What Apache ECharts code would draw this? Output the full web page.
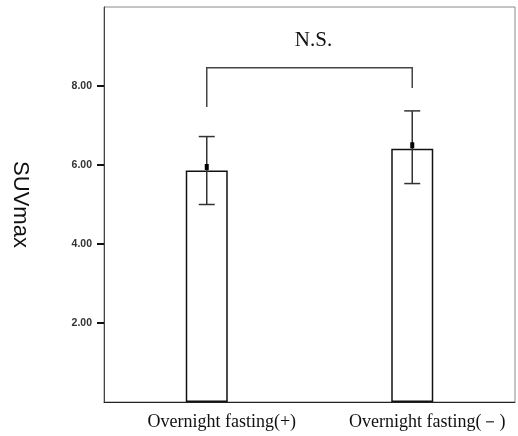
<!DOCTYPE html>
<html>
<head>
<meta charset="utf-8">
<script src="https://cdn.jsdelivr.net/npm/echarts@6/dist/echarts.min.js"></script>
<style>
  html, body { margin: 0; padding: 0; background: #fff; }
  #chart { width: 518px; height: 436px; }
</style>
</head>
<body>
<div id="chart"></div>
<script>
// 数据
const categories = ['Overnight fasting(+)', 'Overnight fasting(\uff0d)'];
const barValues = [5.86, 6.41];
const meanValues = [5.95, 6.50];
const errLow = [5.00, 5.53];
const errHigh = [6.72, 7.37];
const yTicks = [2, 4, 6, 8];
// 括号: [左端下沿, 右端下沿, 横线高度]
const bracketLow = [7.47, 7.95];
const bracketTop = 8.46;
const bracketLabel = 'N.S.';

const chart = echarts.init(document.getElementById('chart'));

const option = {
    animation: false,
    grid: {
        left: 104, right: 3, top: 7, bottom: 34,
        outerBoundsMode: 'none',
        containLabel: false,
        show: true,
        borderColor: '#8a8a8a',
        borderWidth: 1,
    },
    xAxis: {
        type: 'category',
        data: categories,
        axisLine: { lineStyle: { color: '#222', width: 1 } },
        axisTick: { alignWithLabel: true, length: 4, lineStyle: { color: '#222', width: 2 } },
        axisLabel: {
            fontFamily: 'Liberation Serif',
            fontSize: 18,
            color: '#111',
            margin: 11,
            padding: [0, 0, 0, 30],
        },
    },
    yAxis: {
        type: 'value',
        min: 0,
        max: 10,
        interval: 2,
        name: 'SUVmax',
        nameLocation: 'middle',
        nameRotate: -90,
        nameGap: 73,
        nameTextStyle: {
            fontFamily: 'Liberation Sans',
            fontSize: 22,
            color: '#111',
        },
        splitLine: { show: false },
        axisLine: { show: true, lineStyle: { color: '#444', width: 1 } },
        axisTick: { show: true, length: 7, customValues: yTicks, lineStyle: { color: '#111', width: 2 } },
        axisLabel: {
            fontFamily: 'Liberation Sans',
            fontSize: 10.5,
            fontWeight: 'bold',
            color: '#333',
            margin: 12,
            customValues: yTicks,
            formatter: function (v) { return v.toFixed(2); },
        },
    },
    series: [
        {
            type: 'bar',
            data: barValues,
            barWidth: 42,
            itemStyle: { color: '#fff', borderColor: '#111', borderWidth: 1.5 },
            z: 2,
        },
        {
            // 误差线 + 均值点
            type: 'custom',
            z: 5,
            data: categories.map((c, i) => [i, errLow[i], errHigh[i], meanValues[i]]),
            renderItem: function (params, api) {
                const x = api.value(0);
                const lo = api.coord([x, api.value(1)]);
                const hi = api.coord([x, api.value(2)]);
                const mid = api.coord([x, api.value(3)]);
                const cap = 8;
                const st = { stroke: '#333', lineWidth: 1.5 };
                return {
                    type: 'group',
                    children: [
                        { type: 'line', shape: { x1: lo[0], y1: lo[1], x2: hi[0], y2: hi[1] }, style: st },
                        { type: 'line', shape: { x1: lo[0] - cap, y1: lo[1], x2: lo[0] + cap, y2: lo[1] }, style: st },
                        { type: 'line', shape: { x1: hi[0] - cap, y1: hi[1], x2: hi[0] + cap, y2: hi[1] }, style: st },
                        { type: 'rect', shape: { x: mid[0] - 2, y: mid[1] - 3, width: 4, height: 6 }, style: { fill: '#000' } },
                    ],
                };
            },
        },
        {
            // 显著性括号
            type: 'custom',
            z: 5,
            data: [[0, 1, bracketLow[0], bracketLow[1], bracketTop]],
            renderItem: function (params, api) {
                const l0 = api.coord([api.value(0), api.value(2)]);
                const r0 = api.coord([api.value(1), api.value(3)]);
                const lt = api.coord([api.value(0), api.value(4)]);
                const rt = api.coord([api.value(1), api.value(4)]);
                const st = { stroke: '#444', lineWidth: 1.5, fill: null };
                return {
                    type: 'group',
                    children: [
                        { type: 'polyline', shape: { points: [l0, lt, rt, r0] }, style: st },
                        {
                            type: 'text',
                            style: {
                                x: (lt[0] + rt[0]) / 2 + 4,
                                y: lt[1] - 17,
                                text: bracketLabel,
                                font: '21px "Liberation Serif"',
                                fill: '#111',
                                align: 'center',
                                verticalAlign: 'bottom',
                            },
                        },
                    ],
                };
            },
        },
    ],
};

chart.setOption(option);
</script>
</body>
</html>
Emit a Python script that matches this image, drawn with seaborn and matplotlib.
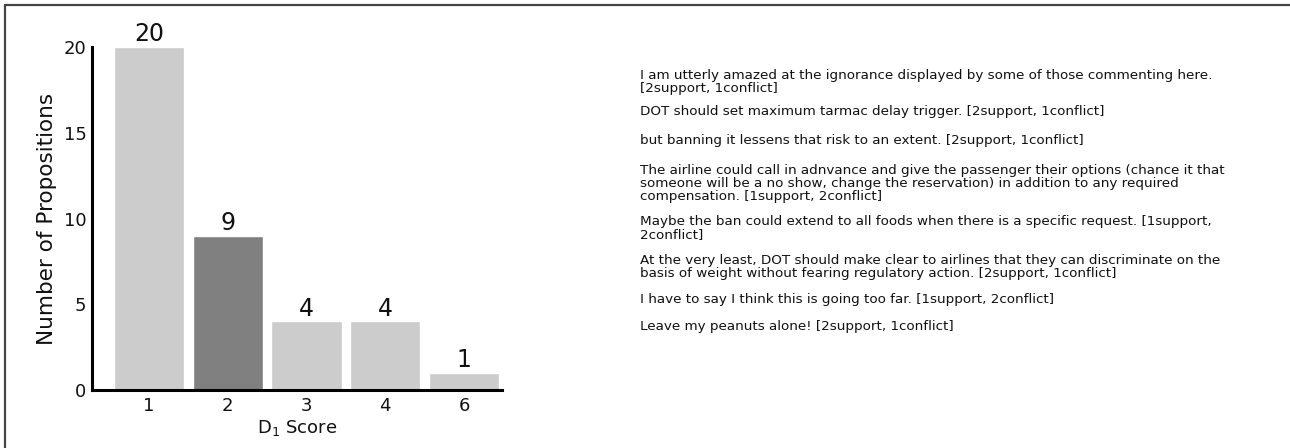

WRITTEN PROBLEM
In the records, locate each line holding the string "this" and copy it.

SOLVED PROBLEM
What Apache ECharts code would draw this? Output the full web page.
Emit a Python script that matches this image, drawn with seaborn and matplotlib.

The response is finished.